Mad Hatter

Mad Hatter

Just last week, Señora Grigorian asked my class what we liked to do in our free time. Almost instantaneously, everyone’s hands shot up, except for mine of course. I just sat there and listened to each student tell of how they loved to do a wide variety of extremely unique and challenging things. Things like drawing, painting, playing a myriad of instruments, baking and running cool clubs.

My mind raced, searching for something to share. My first thought was that I play volleyball but I discarded that thought. I don’t play volleyball anymore, my season is over. So what do I do? It became glaringly obvious to me at that moment that I no longer had a hobby. Suddenly I felt empty. I desperately needed to find a hobby and binge watching the entire How I Met Your Mother series for the third time on Netflix would no longer suffice.

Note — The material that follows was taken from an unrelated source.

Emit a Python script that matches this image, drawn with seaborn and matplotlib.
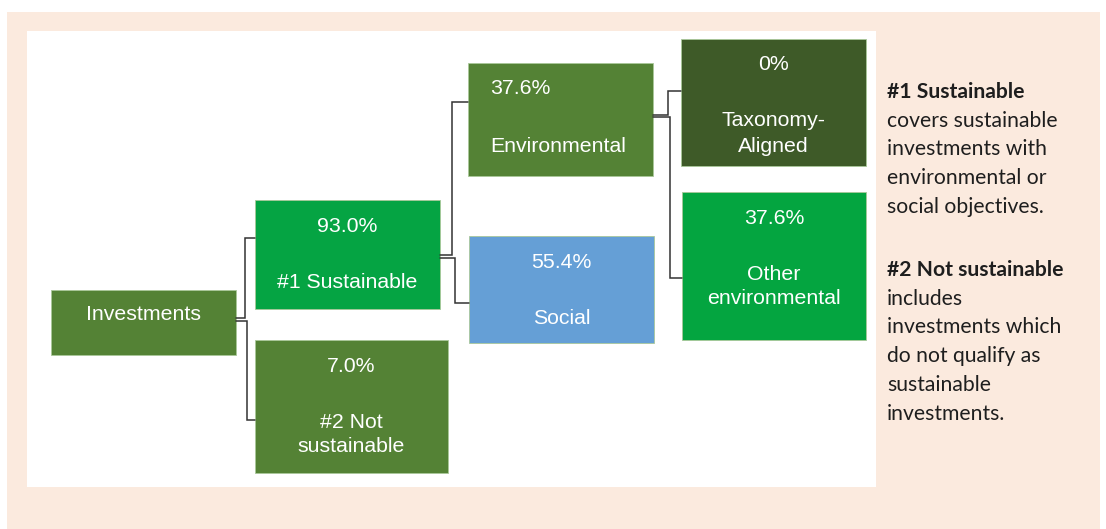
import matplotlib
matplotlib.use("Agg")
import matplotlib.pyplot as plt
from matplotlib.patches import Rectangle
import seaborn as sns

# Data: tree nodes, their shares and labels
node_names = ["Investments", "#1 Sustainable", "#2 Not sustainable", "Environmental",
              "Social", "Taxonomy-Aligned", "Other environmental"]
node_shares = [None, "93.0%", "7.0%", "37.6%", "55.4%", "0%", "37.6%"]
node_labels = ["Investments", "#1 Sustainable", "#2 Not\nsustainable", "Environmental",
               "Social", "Taxonomy-\nAligned", "Other\nenvironmental"]
edges = [(0, 1), (0, 2), (1, 3), (1, 4), (3, 5), (3, 6)]

side_heads = ["#1 Sustainable", "#2 Not sustainable"]
side_bodies = [["covers sustainable", "investments with", "environmental or", "social objectives."],
               ["includes", "investments which", "do not qualify as", "sustainable", "investments."]]

# Layout (pixels): x0, y0, x1, y1, colour, text alignment
layout = [
    (51, 290, 236, 355, "#548235", "center"),
    (255, 200, 440, 309, "#05A443", "center"),
    (255, 340, 448, 473, "#548235", "center"),
    (468, 63, 653, 176, "#548235", "left"),
    (469, 236, 654, 343, "#659FD6", "center"),
    (681, 39, 866, 166, "#3E5A28", "center"),
    (682, 192, 866, 340, "#04A540", "center"),
]
# connector elbows: (start y, elbow x, end y)
elbows = [(318, 245, 238), (321, 247, 420), (255, 452, 102), (258, 455, 303),
          (115, 668, 91), (117, 670, 278)]

sns.set_theme(style="white")
plt.rcParams['font.family'] = ['Liberation Sans', 'DejaVu Sans']

fig = plt.figure(figsize=(11.06, 5.29), dpi=100)
ax = fig.add_axes([0, 0, 1, 1])
ax.set_xlim(0, 1106)
ax.set_ylim(529, 0)
ax.axis("off")

ax.add_patch(Rectangle((7, 12), 1093, 530, color="#FBEADE", lw=0))
ax.add_patch(Rectangle((27, 31), 849, 456, color="white", lw=0))

fs = 15.3

for (a, b), (y0, ex, y1) in zip(edges, elbows):
    xs = layout[a][2]
    xe = layout[b][0]
    ax.plot([xs, ex, ex, xe], [y0, y0, y1, y1], color="#333333", lw=1.1, solid_joinstyle="miter")

for i, (x0, y0, x1, y1, col, align) in enumerate(layout):
    ax.add_patch(Rectangle((x0, y0), x1 - x0, y1 - y0, facecolor=col,
                           edgecolor="#A9C89A", lw=0.6))
    cx = (x0 + x1) / 2
    tx = cx if align == "center" else x0 + 22
    if node_shares[i] is None:
        ax.text(tx, y0 + 24, node_labels[i], color="white", fontsize=fs,
                ha=align, va="center")
        continue
    ax.text(tx, y0 + 26, node_shares[i], color="white", fontsize=fs, ha=align, va="center")
    lines = node_labels[i].split("\n")
    if len(lines) == 1:
        ax.text(tx, y0 + 83, lines[0], color="white", fontsize=fs, ha=align, va="center")
    else:
        for k, ln in enumerate(lines):
            ax.text(tx, y0 + 82 + 25 * k, ln, color="white", fontsize=fs, ha=align, va="center")

side_font = ['Lato', 'DejaVu Sans']
ys = [92, 270]
for head, body, y in zip(side_heads, side_bodies, ys):
    ax.text(887, y, head, fontsize=15.2, fontweight="bold", color="#1E1E1E",
            ha="left", va="center", family=side_font)
    for k, ln in enumerate(body):
        ax.text(887, y + 28.7 * (k + 1), ln, fontsize=15.2, color="#1E1E1E",
                ha="left", va="center", family=side_font)

fig.savefig("out.png", dpi=100)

My search continued as the day went on. This question stuck in my head, I could not shake it. I had always identified myself as a volleyball player but that was no longer an option. My days on the court were over and it was time to turn the page. I began to think of all of the things my friends did outside of school, wondering if I could possibly follow suit. However, my options were limited because I cannot draw, I am musically challenged and I hate baking. I was back at square one.

So here I am, sitting at my computer, typing this up and it has finally occurred to me what I should do. It’s literally right in front of me. I should write. But not for other people, or for teachers or for colleges, I need to write because it’s the only medium in which I know how to collect my thoughts.

This is almost a letter to myself. It is a contract that from here on out I need to continue writing. I no longer have the excuse of being busy all of the time. I have nothing but time on my hands, so now I must use it. Wasting my days on Netflix and Tumblr are not accept able anymore. I am at a point in my life where I need to capitalize on the time that I am not stressed out about doing my homework and studying for tests at the last minute and actually productively work on something meaningful.

I figured this would be a good place to start.